• **Exercise brief**
Take every line from the first down to the line with "const dscMinorY = [0.25, 0.75, 1.25, 1.75, 2.25];" and set it down exactly, without the pictures.

>>>>

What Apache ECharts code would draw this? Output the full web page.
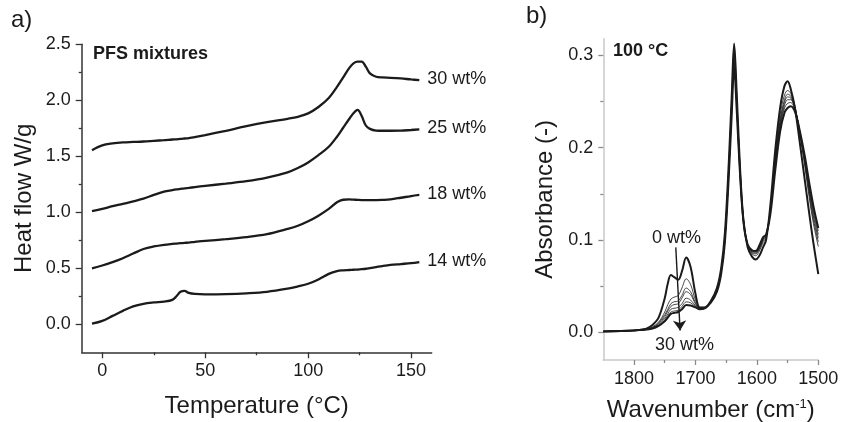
<!DOCTYPE html>
<html>
<head>
<meta charset="utf-8">
<script src="https://cdn.jsdelivr.net/npm/echarts@6/dist/echarts.min.js"></script>
<style>
  html, body { margin: 0; padding: 0; background: #fff; }
  #chart { width: 841px; height: 422px; }
</style>
</head>
<body>
<div id="chart"></div>
<script>
// ---- a) DSC heating curves of the PFS mixtures ----
const temperature = [-5, 0, 5, 10, 15, 20, 25, 30, 34, 36, 38, 40, 42, 45, 50, 60, 70, 80, 90, 95,
  100, 105, 110, 114, 117, 120, 122, 124, 126, 128, 130, 133, 136, 140, 145, 150, 154];
const flow30 = [1.555, 1.598, 1.615, 1.624, 1.628, 1.632, 1.638, 1.644, 1.650, 1.652, 1.655, 1.659, 1.663, 1.672, 1.689, 1.728, 1.769, 1.805, 1.835, 1.853,
  1.883, 1.940, 2.020, 2.120, 2.205, 2.290, 2.330, 2.345, 2.345, 2.300, 2.240, 2.210, 2.204, 2.201, 2.195, 2.186, 2.180];
const flow25 = [1.010, 1.030, 1.055, 1.075, 1.098, 1.122, 1.155, 1.185, 1.198, 1.204, 1.209, 1.214, 1.218, 1.225, 1.236, 1.256, 1.278, 1.310, 1.357, 1.395,
  1.445, 1.510, 1.585, 1.675, 1.755, 1.835, 1.885, 1.915, 1.860, 1.775, 1.745, 1.730, 1.728, 1.728, 1.729, 1.735, 1.740];
const flow18 = [0.500, 0.525, 0.555, 0.590, 0.632, 0.672, 0.695, 0.710, 0.718, 0.721, 0.724, 0.727, 0.730, 0.736, 0.745, 0.760, 0.778, 0.805, 0.852, 0.880,
  0.920, 0.970, 1.030, 1.090, 1.112, 1.115, 1.113, 1.111, 1.109, 1.108, 1.108, 1.109, 1.111, 1.116, 1.130, 1.145, 1.155];
const flow14 = [0.005, 0.030, 0.075, 0.120, 0.160, 0.183, 0.195, 0.203, 0.218, 0.250, 0.290, 0.298, 0.280, 0.271, 0.268, 0.270, 0.277, 0.290, 0.318, 0.338,
  0.362, 0.400, 0.450, 0.475, 0.482, 0.485, 0.487, 0.489, 0.492, 0.496, 0.502, 0.511, 0.520, 0.530, 0.538, 0.546, 0.556];
const dscNames = ['14 wt%', '18 wt%', '25 wt%', '30 wt%'];
const dscMajorX = [0, 50, 100, 150];
const dscMinorX = [25, 75, 125];
const dscMajorY = [0, 0.5, 1.0, 1.5, 2.0, 2.5];
const dscMinorY = [0.25, 0.75, 1.25, 1.75, 2.25];

// ---- b) FTIR spectra at 100 °C ----
const wavenumber = [1850, 1800, 1780, 1770, 1760, 1750, 1745, 1740, 1735, 1728, 1722, 1715, 1708, 1700, 1693,
  1685, 1675, 1665, 1658, 1652, 1646, 1641, 1637, 1633, 1628, 1622, 1615, 1608, 1602, 1596, 1590, 1585,
  1578, 1570, 1562, 1555, 1550, 1545, 1538, 1530, 1522, 1515, 1508, 1500];
const abs0 = [0.001, 0.002, 0.004, 0.008, 0.016, 0.037, 0.053, 0.062, 0.060, 0.057, 0.066, 0.081, 0.071, 0.042, 0.027,
  0.027, 0.034, 0.048, 0.070, 0.108, 0.180, 0.255, 0.313, 0.262, 0.186, 0.122, 0.092, 0.082, 0.079, 0.083, 0.092, 0.100,
  0.138, 0.198, 0.244, 0.267, 0.272, 0.264, 0.243, 0.205, 0.165, 0.130, 0.097, 0.063];
const abs5 = [0.001, 0.002, 0.003, 0.006, 0.011, 0.022, 0.030, 0.036, 0.038, 0.040, 0.048, 0.058, 0.052, 0.035, 0.027,
  0.027, 0.034, 0.048, 0.069, 0.106, 0.177, 0.252, 0.310, 0.260, 0.186, 0.124, 0.094, 0.085, 0.083, 0.088, 0.097, 0.102,
  0.135, 0.190, 0.236, 0.257, 0.262, 0.259, 0.245, 0.214, 0.180, 0.147, 0.118, 0.093];
const abs10 = [0.001, 0.002, 0.003, 0.005, 0.010, 0.019, 0.025, 0.031, 0.033, 0.034, 0.040, 0.048, 0.044, 0.032, 0.026,
  0.026, 0.033, 0.047, 0.068, 0.104, 0.175, 0.249, 0.305, 0.256, 0.184, 0.123, 0.094, 0.086, 0.085, 0.090, 0.099, 0.103,
  0.133, 0.186, 0.231, 0.252, 0.258, 0.256, 0.244, 0.215, 0.183, 0.151, 0.122, 0.098];
const abs14 = [0.001, 0.002, 0.003, 0.005, 0.009, 0.017, 0.023, 0.028, 0.030, 0.031, 0.037, 0.044, 0.041, 0.031, 0.026,
  0.026, 0.033, 0.046, 0.067, 0.102, 0.172, 0.245, 0.300, 0.252, 0.182, 0.122, 0.094, 0.087, 0.086, 0.091, 0.100, 0.104,
  0.132, 0.184, 0.228, 0.249, 0.255, 0.254, 0.243, 0.216, 0.185, 0.154, 0.126, 0.102];
const abs18 = [0.001, 0.002, 0.003, 0.005, 0.008, 0.015, 0.020, 0.025, 0.026, 0.027, 0.031, 0.037, 0.035, 0.029, 0.026,
  0.026, 0.033, 0.046, 0.066, 0.101, 0.170, 0.242, 0.296, 0.249, 0.181, 0.122, 0.095, 0.088, 0.087, 0.092, 0.101, 0.105,
  0.131, 0.182, 0.225, 0.246, 0.252, 0.252, 0.242, 0.217, 0.187, 0.157, 0.130, 0.106];
const abs25 = [0.001, 0.002, 0.003, 0.004, 0.007, 0.013, 0.018, 0.022, 0.023, 0.024, 0.028, 0.033, 0.032, 0.028, 0.025,
  0.026, 0.033, 0.045, 0.065, 0.100, 0.168, 0.239, 0.292, 0.246, 0.180, 0.122, 0.095, 0.089, 0.088, 0.093, 0.102, 0.106,
  0.130, 0.180, 0.222, 0.243, 0.248, 0.249, 0.241, 0.218, 0.189, 0.160, 0.133, 0.110];
const abs30 = [0.001, 0.002, 0.003, 0.004, 0.007, 0.012, 0.016, 0.020, 0.021, 0.022, 0.025, 0.0295, 0.029, 0.027, 0.025,
  0.026, 0.032, 0.044, 0.064, 0.098, 0.165, 0.235, 0.287, 0.243, 0.178, 0.121, 0.095, 0.089, 0.088, 0.094, 0.103, 0.106,
  0.128, 0.176, 0.218, 0.238, 0.243, 0.245, 0.239, 0.218, 0.191, 0.163, 0.137, 0.113];
const ftirNames = ['0 wt%', '5 wt%', '10 wt%', '14 wt%', '18 wt%', '25 wt%', '30 wt%'];
const ftirMajorX = [1500, 1600, 1700, 1800];
const ftirMinorX = [1550, 1650, 1750];
const ftirMajorY = [0, 0.1, 0.2, 0.3];
const ftirMinorY = [0.05, 0.15, 0.25];
// arrow from the 0 wt% label down to the 30 wt% label: [wavenumber, absorbance]
const arrowStart = [1732, 0.092];
const arrowEnd = [1725, 0.002];

const FONT = '"Liberation Sans", Arial, Helvetica, sans-serif';
const INK = '#1b1b1b';

const zip = (xs, ys) => xs.map((x, i) => [x, ys[i]]);

function valueAxis(opts) {
  const { gridIndex, min, max, inverse, position, major, minor, lineColor, tickColor, margin, majorLen, minorLen, digits, name, nameGap, nameStyle } = opts;
  const main = {
    type: 'value', gridIndex, min, max, inverse: !!inverse, position,
    name: name || '', nameLocation: 'middle', nameGap: nameGap || 0,
    nameTextStyle: nameStyle,
    splitLine: { show: false },
    axisLine: { show: true, onZero: false, lineStyle: { color: lineColor, width: 1.5 } },
    axisTick: { show: true, inside: false, length: majorLen, customValues: major, lineStyle: { color: tickColor, width: 1.3 } },
    axisLabel: {
      show: true, customValues: major, margin,
      fontFamily: FONT, fontSize: 18, color: INK,
      formatter: v => digits == null ? String(v) : Number(v).toFixed(digits)
    }
  };
  const sub = {
    type: 'value', gridIndex, min, max, inverse: !!inverse, position,
    splitLine: { show: false },
    axisLine: { show: false, onZero: false },
    axisTick: { show: true, inside: false, length: minorLen, customValues: minor, lineStyle: { color: tickColor, width: 1.3 } },
    axisLabel: { show: false }
  };
  return [main, sub];
}

const nameFont = { fontFamily: FONT, fontSize: 24, color: INK };

const xAxes = [
  ...valueAxis({ gridIndex: 0, min: -10, max: 160, position: 'bottom', major: dscMajorX, minor: dscMinorX,
    lineColor: '#333', tickColor: '#333', margin: 10, majorLen: 6, minorLen: 3,
    name: 'Temperature (°C)', nameGap: 42, nameStyle: nameFont }),
  ...valueAxis({ gridIndex: 1, min: 1500, max: 1850, inverse: true, position: 'bottom', major: ftirMajorX, minor: ftirMinorX,
    lineColor: '#c9c9c9', tickColor: '#8a8a8a', margin: 10, majorLen: 5, minorLen: 3,
    name: '{t|Wavenumber (cm}{s|-1}{t|)}', nameGap: 38,
    nameStyle: { rich: { t: { fontFamily: FONT, fontSize: 24, color: INK }, s: { fontFamily: FONT, fontSize: 13, color: INK, verticalAlign: 'top' } } } })
];
const yAxes = [
  ...valueAxis({ gridIndex: 0, min: -0.25, max: 2.5, position: 'left', major: dscMajorY, minor: dscMinorY,
    lineColor: '#333', tickColor: '#333', margin: 11, majorLen: 6, minorLen: 3, digits: 1,
    name: 'Heat flow W/g', nameGap: 45, nameStyle: nameFont }),
  ...valueAxis({ gridIndex: 1, min: -0.03, max: 0.318, position: 'left', major: ftirMajorY, minor: ftirMinorY,
    lineColor: '#c9c9c9', tickColor: '#8a8a8a', margin: 10, majorLen: 5, minorLen: 3, digits: 1,
    name: 'Absorbance (-)', nameGap: 46, nameStyle: nameFont })
];

const dscFlows = [flow14, flow18, flow25, flow30];
const dscSeries = dscFlows.map((flow, i) => ({
  type: 'line', name: dscNames[i], xAxisIndex: 0, yAxisIndex: 0,
  data: zip(temperature, flow), showSymbol: false, smooth: 0.35,
  lineStyle: { color: INK, width: 2.3 },
  endLabel: { show: true, formatter: '{a}', distance: 8, offset: [0, -1], fontFamily: FONT, fontSize: 18, color: INK },
  silent: true
}));

const ftirAbs = [abs0, abs5, abs10, abs14, abs18, abs25, abs30];
// thin intermediate spectra first, the two bounding spectra drawn bold on top
const ftirOrder = [1, 2, 3, 4, 5, 6, 0];
const ftirSeries = ftirOrder.map(i => {
  const bold = (i === 0 || i === 6);
  const s = {
    type: 'line', name: ftirNames[i], xAxisIndex: 2, yAxisIndex: 2,
    data: zip(wavenumber, ftirAbs[i]), showSymbol: false, smooth: 0.35,
    lineStyle: { color: INK, width: bold ? 2 : 0.8 },
    silent: true
  };
  if (i === 0) {
    s.markLine = {
      silent: true, symbol: ['none', 'arrow'], symbolSize: 10,
      lineStyle: { color: INK, width: 1.4, type: 'solid' },
      itemStyle: { color: INK },
      label: { show: false },
      data: [[{ coord: arrowStart }, { coord: arrowEnd }]]
    };
  }
  return s;
});

const chart = echarts.init(document.getElementById('chart'), null, { renderer: 'canvas' });
chart.setOption({
  animation: false,
  backgroundColor: '#fff',
  grid: [
    { left: 81.7, top: 44.3, width: 350, height: 308, outerBoundsMode: 'none', containLabel: false },
    { left: 603.3, top: 38.8, width: 215, height: 321.2, outerBoundsMode: 'none', containLabel: false }
  ],
  xAxis: xAxes,
  yAxis: yAxes,
  series: [...dscSeries, ...ftirSeries],
  graphic: [
    { type: 'text', left: 11, top: 8, style: { text: 'a)', font: '24px ' + FONT, fill: INK } },
    { type: 'text', left: 526, top: 4, style: { text: 'b)', font: '24px ' + FONT, fill: INK } },
    { type: 'text', left: 93, top: 45, style: { text: 'PFS mixtures', font: 'bold 18px ' + FONT, fill: INK } },
    { type: 'text', left: 613, top: 42.5, style: { text: '100 °C', font: 'bold 18px ' + FONT, fill: INK } },
    { type: 'text', left: 652, top: 229, style: { text: '0 wt%', font: '18px ' + FONT, fill: INK } },
    { type: 'text', left: 655, top: 336, style: { text: '30 wt%', font: '18px ' + FONT, fill: INK } }
  ]
});
</script>
</body>
</html>
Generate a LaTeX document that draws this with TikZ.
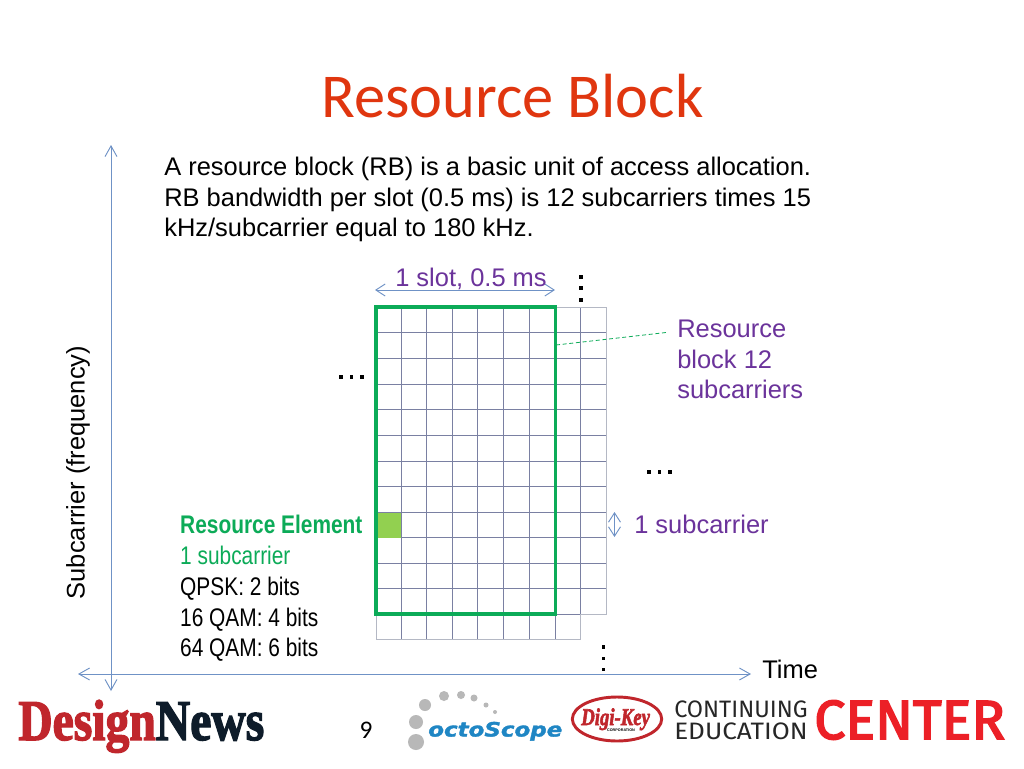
\documentclass[tikz,border=0pt]{standalone}
\usepackage{fontspec}
\usepackage{graphicx}
\setmainfont{Liberation Sans}
\newfontfamily\titlefont{Carlito}
\newfontfamily\dnfont[FakeBold=2.5]{Liberation Serif Bold}
\newfontfamily\logofont{Fira Sans}
\newfontfamily\cenfont[FakeBold=3]{Fira Sans}
\newfontfamily\octofont[FakeBold=1.5]{DejaVu Sans Bold Oblique}
\usetikzlibrary{arrows.meta,shapes.geometric}
\definecolor{titlered}{HTML}{E0360F}
\definecolor{purp}{HTML}{6B339B}
\definecolor{rbgreen}{HTML}{0CAB58}
\definecolor{regreen}{HTML}{92D050}
\definecolor{axisblue}{HTML}{6F92C6}
\definecolor{gridin}{HTML}{7A80A2}
\definecolor{gridout}{HTML}{B4B8C4}
\definecolor{dnred}{HTML}{C0262C}
\definecolor{dndark}{HTML}{0E1C2A}
\definecolor{octoblue}{HTML}{1F86C4}
\definecolor{dotgrey}{HTML}{B8B8B8}
\definecolor{ccred}{HTML}{EC2027}
\definecolor{ccdark}{HTML}{262626}
\tikzset{
  x=0.75pt,y=-0.75pt,
  body/.style={inner sep=0pt,anchor=base west,font=\fontsize{19.1}{19.1}\selectfont},
  purple text/.style={body,text=purp},
  narrow/.style={inner sep=0pt,anchor=base west,font=\fontsize{19.1}{19.1}\selectfont,xscale=0.82},
  axisline/.style={axisblue,line width=0.7pt,{Straight Barb[length=8pt,width=9pt]}-{Straight Barb[length=8pt,width=9pt]}},
  gridlinein/.style={gridin,line width=0.5pt},
  gridlineout/.style={gridout,line width=0.7pt},
  vdot/.style={fill=black,minimum size=2.3pt,inner sep=0pt,draw=none},
  logo/.style={inner sep=0pt,anchor=base west},
  gdot/.style={circle,fill=dotgrey,draw=none,inner sep=0pt},
}
\begin{document}
\begin{tikzpicture}
\useasboundingbox (0,0) rectangle (1024,768);
\fill[white] (0,0) rectangle (1024,768);
% title
\node (title) at (512.5,96) [text=titlered,inner sep=0pt,font=\titlefont\fontsize{46.8}{46.8}\selectfont] {Resource Block};
% intro
\node (l1) at (164,175) [body] {A resource block (RB) is a basic unit of access allocation.};
\node (l2) at (164,206) [body] {RB bandwidth per slot (0.5 ms) is 12 subcarriers times 15};
\node (l3) at (164,236) [body] {kHz/subcarrier equal to 180 kHz.};
% axes
\coordinate (ytop) at (111,145);
\coordinate (ybot) at (111,691);
\coordinate (xl) at (78,674);
\coordinate (xr) at (751,674);
\draw[axisline] (ytop) -- (ybot);
\draw[axisline] (xl) -- (xr);
\node (ylab) at (78,472.5) [rotate=90,inner sep=0pt,font=\fontsize{19.1}{19.1}\selectfont] {Subcarrier (frequency)};
\node (time) at (762,678) [body] {Time};
% grid: inner darker lines
\foreach \x in {401,426.5,452,477.5,503,529}
  \draw[gridlinein] (\x,307) -- (\x,639.5);
\draw[gridlinein] (555,307) -- (555,639.5);
\draw[gridlinein] (580.5,307) -- (580.5,614);
\foreach \y in {332.5,358,384,409.5,435,461,486.5,512,537.5,563,588}
  \draw[gridlinein] (376,\y) -- (606,\y);
\draw[gridlinein] (376,614) -- (580.5,614);
% grid: outer lighter lines
\draw[gridlineout] (555,307) -- (606,307) -- (606,614) -- (580.5,614) -- (580.5,639.5) -- (376,639.5) -- (376,614);
% resource element
\fill[regreen] (377,512.5) rectangle (401,537.5);
% resource block
\node (rb) at (465.5,460.5) [draw=rbgreen,line width=2.6pt,minimum width=134.6pt,minimum height=230.2pt,inner sep=0pt] {};
% slot
\coordinate (sl) at (375,290);
\coordinate (sr) at (555,290);
\draw[axisline,{Straight Barb[length=7pt,width=9pt]}-{Straight Barb[length=7pt,width=9pt]}] (sl) -- (sr);
\node (slot) at (395,286) [purple text] {1 slot, 0.5 ms};
% vertical dots
\foreach \n/\x/\y in {a/581/277,b/581/288,c/581/300,d/603.5/647,e/603.5/658.5,f/603.5/669.5}
  \node[vdot] (dot\n) at (\x,\y) {};
% horizontal dots
\foreach \n/\x/\y in {a/341/377,b/351.5/377,c/362/377,d/649/472,e/659.5/472,f/670/472}
  \node[vdot] (hdot\n) at (\x,\y) {};
% RB label
\coordinate (rbcall) at (556,345);
\coordinate (rbcallend) at (666,332.5);
\draw[rbgreen,line width=0.6pt,densely dashed] (rbcall) -- (rbcallend);
\node (r1) at (677,337) [purple text] {Resource};
\node (r2) at (677,368) [purple text] {block 12};
\node (r3) at (677,398) [purple text] {subcarriers};
% subcarrier
\coordinate (su) at (614.5,512);
\coordinate (sd) at (614.5,537);
\draw[axisline,{Straight Barb[length=7pt,width=9pt]}-{Straight Barb[length=7pt,width=9pt]}] (su) -- (sd);
\node (sub) at (634,533) [purple text] {1 subcarrier};
% RE text
\node (e1) at (180,533) [narrow,text=rbgreen,font=\bfseries\fontsize{19.1}{19.1}\selectfont] {Resource Element};
\node (e2) at (180,564) [narrow,text=rbgreen] {1 subcarrier};
\node (e3) at (180,595) [narrow] {QPSK: 2 bits};
\node (e4) at (180,626) [narrow] {16 QAM: 4 bits};
\node (e5) at (180,656) [narrow] {64 QAM: 6 bits};
% page number
\node (pg) at (366,730) [inner sep=0pt,font=\titlefont\fontsize{19}{19}\selectfont] {9};
% logos
\node (dn) at (18,740) [logo] {\resizebox{184.5pt}{30pt}{\dnfont\textcolor{dnred}{Design}\textcolor{dndark}{News}}};
\foreach \n/\x/\y/\d in {a/416/742/16,b/416/722/14,c/425/705/12,d/444/696/10,e/461/695/8,f/474/698/7,g/486/705/5,h/495/712/4}
  \node[gdot,minimum size=\d*0.75pt] (oc\n) at (\x,\y) {};
\node (octo) at (428,736.5) [logo,text=octoblue] {\resizebox{100.5pt}{11pt}{\octofont octoScope}};
\node (dkring) at (617,719) [ellipse,draw=dnred,line width=2.2pt,fill=white,minimum width=67pt,minimum height=33pt,inner sep=0pt] {};
\node (dk) at (581,725) [logo,text=dnred] {\raisebox{0pt}[\height][0pt]{\resizebox{51.5pt}{12.5pt}{\dnfont\itshape Digi-Key}}};
\node (dkc) at (621,730.5) [text=black,inner sep=0pt,font=\bfseries\fontsize{2.8}{2.8}\selectfont] {CORPORATION};
\node (cc1) at (674,717) [logo,text=ccdark] {\resizebox{100pt}{12.5pt}{\logofont CONTINUING}};
\node (cc2) at (674,739) [logo,text=ccdark] {\resizebox{100pt}{12.5pt}{\logofont EDUCATION}};
\node (cen) at (814,739) [logo,text=ccred] {\resizebox{143pt}{29pt}{\cenfont CENTER}};
\end{tikzpicture}
\end{document}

<<<<

• **Finished answer**
What Apache ECharts code would draw this? Output the full web page.
<!DOCTYPE html>
<html>
<head>
<meta charset="utf-8">
<script src="https://cdn.jsdelivr.net/npm/echarts@6/dist/echarts.min.js"></script>
<style>
  html, body { margin: 0; padding: 0; background: #fff; }
  #chart { width: 841px; height: 422px; }
</style>
</head>
<body>
<div id="chart"></div>
<script>
// ---- a) DSC heating curves of the PFS mixtures ----
const temperature = [-5, 0, 5, 10, 15, 20, 25, 30, 34, 36, 38, 40, 42, 45, 50, 60, 70, 80, 90, 95,
  100, 105, 110, 114, 117, 120, 122, 124, 126, 128, 130, 133, 136, 140, 145, 150, 154];
const flow30 = [1.555, 1.598, 1.615, 1.624, 1.628, 1.632, 1.638, 1.644, 1.650, 1.652, 1.655, 1.659, 1.663, 1.672, 1.689, 1.728, 1.769, 1.805, 1.835, 1.853,
  1.883, 1.940, 2.020, 2.120, 2.205, 2.290, 2.330, 2.345, 2.345, 2.300, 2.240, 2.210, 2.204, 2.201, 2.195, 2.186, 2.180];
const flow25 = [1.010, 1.030, 1.055, 1.075, 1.098, 1.122, 1.155, 1.185, 1.198, 1.204, 1.209, 1.214, 1.218, 1.225, 1.236, 1.256, 1.278, 1.310, 1.357, 1.395,
  1.445, 1.510, 1.585, 1.675, 1.755, 1.835, 1.885, 1.915, 1.860, 1.775, 1.745, 1.730, 1.728, 1.728, 1.729, 1.735, 1.740];
const flow18 = [0.500, 0.525, 0.555, 0.590, 0.632, 0.672, 0.695, 0.710, 0.718, 0.721, 0.724, 0.727, 0.730, 0.736, 0.745, 0.760, 0.778, 0.805, 0.852, 0.880,
  0.920, 0.970, 1.030, 1.090, 1.112, 1.115, 1.113, 1.111, 1.109, 1.108, 1.108, 1.109, 1.111, 1.116, 1.130, 1.145, 1.155];
const flow14 = [0.005, 0.030, 0.075, 0.120, 0.160, 0.183, 0.195, 0.203, 0.218, 0.250, 0.290, 0.298, 0.280, 0.271, 0.268, 0.270, 0.277, 0.290, 0.318, 0.338,
  0.362, 0.400, 0.450, 0.475, 0.482, 0.485, 0.487, 0.489, 0.492, 0.496, 0.502, 0.511, 0.520, 0.530, 0.538, 0.546, 0.556];
const dscNames = ['14 wt%', '18 wt%', '25 wt%', '30 wt%'];
const dscMajorX = [0, 50, 100, 150];
const dscMinorX = [25, 75, 125];
const dscMajorY = [0, 0.5, 1.0, 1.5, 2.0, 2.5];
const dscMinorY = [0.25, 0.75, 1.25, 1.75, 2.25];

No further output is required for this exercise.